## START Records

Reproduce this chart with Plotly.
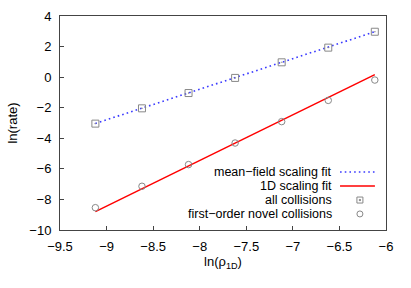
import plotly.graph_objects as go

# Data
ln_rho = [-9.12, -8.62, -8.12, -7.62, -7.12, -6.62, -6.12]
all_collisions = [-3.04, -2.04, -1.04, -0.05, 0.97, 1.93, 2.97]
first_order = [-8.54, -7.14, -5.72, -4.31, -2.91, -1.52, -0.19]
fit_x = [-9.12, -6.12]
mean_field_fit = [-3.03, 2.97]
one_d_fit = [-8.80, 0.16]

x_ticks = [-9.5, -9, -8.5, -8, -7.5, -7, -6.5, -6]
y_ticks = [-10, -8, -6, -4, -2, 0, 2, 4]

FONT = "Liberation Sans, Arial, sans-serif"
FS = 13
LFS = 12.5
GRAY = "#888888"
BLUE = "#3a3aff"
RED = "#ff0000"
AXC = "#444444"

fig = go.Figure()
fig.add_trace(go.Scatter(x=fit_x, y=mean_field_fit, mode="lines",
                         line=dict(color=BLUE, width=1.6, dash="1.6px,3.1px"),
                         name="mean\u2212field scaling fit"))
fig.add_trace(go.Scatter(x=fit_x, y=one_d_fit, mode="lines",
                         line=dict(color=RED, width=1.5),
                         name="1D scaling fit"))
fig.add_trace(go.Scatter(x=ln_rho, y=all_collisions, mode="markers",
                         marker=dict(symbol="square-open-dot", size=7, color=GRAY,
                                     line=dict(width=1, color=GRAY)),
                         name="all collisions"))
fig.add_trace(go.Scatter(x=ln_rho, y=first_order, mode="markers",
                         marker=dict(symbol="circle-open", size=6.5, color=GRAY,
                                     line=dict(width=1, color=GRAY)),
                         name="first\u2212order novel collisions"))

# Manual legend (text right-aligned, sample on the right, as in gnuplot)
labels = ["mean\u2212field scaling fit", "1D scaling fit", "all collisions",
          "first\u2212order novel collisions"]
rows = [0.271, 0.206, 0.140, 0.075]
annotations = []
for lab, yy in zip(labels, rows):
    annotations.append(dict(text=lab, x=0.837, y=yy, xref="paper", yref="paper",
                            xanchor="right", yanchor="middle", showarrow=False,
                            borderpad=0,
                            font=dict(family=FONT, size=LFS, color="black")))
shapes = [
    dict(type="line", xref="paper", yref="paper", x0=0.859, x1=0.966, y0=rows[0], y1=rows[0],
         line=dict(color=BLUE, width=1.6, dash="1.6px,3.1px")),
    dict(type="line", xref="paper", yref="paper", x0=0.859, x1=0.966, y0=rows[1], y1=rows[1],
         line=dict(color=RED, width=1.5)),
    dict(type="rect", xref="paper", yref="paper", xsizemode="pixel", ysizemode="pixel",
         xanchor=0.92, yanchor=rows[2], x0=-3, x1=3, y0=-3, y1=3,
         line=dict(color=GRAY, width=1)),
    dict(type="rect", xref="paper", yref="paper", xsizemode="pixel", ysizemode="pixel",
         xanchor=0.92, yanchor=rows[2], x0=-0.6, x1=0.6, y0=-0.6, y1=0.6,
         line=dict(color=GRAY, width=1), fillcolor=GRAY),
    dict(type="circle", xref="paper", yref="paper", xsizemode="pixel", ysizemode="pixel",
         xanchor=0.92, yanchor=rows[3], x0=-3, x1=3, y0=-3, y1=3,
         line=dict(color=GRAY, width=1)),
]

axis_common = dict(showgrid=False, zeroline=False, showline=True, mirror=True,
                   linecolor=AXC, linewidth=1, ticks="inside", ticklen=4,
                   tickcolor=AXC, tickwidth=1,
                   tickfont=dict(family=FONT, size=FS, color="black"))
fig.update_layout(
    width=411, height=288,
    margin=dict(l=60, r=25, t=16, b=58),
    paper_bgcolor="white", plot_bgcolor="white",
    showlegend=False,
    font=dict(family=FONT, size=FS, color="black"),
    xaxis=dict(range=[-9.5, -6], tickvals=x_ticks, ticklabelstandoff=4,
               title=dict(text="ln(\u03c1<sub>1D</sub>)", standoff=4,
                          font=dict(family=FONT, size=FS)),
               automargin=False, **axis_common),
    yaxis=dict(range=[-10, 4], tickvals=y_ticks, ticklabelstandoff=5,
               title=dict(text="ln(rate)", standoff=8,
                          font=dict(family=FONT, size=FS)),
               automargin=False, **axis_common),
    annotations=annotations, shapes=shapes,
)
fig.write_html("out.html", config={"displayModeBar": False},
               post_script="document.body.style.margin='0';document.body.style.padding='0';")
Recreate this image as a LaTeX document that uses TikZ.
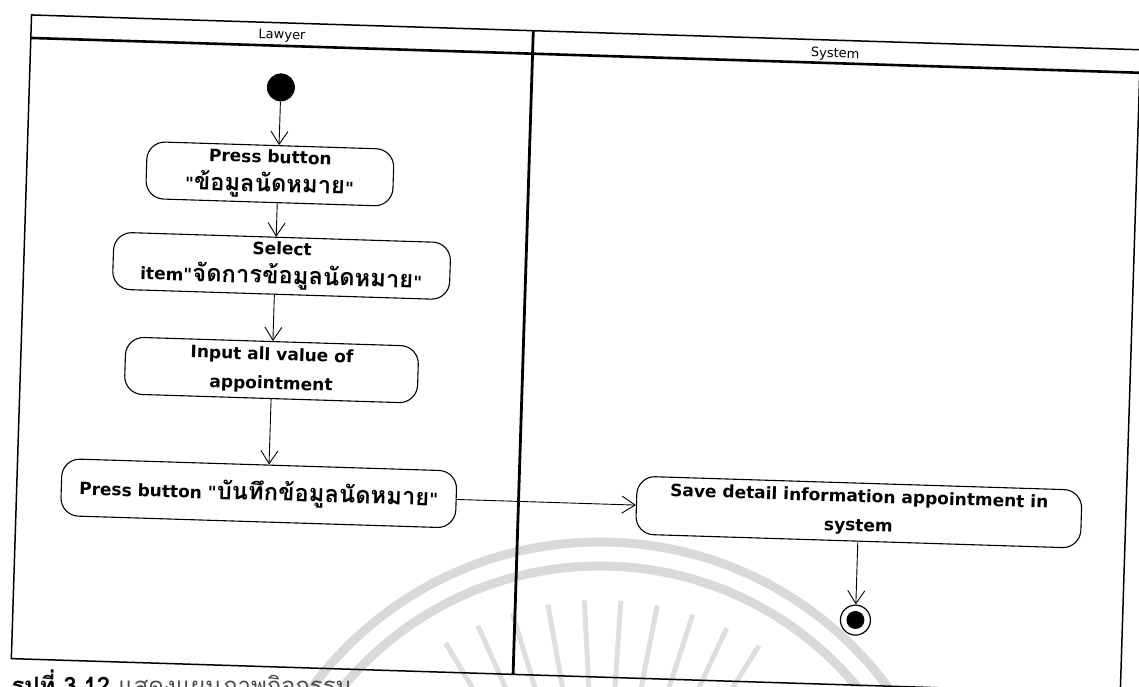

## END Records

**Aim:** Return only the lines running from the start of the entries above to the line that contains "y_ticks = [-10, -8, -6, -4, -2, 0, 2, 4]", inclusive, and omit every picture.

**Output for this task:**
Reproduce this chart with Plotly.
import plotly.graph_objects as go

# Data
ln_rho = [-9.12, -8.62, -8.12, -7.62, -7.12, -6.62, -6.12]
all_collisions = [-3.04, -2.04, -1.04, -0.05, 0.97, 1.93, 2.97]
first_order = [-8.54, -7.14, -5.72, -4.31, -2.91, -1.52, -0.19]
fit_x = [-9.12, -6.12]
mean_field_fit = [-3.03, 2.97]
one_d_fit = [-8.80, 0.16]

x_ticks = [-9.5, -9, -8.5, -8, -7.5, -7, -6.5, -6]
y_ticks = [-10, -8, -6, -4, -2, 0, 2, 4]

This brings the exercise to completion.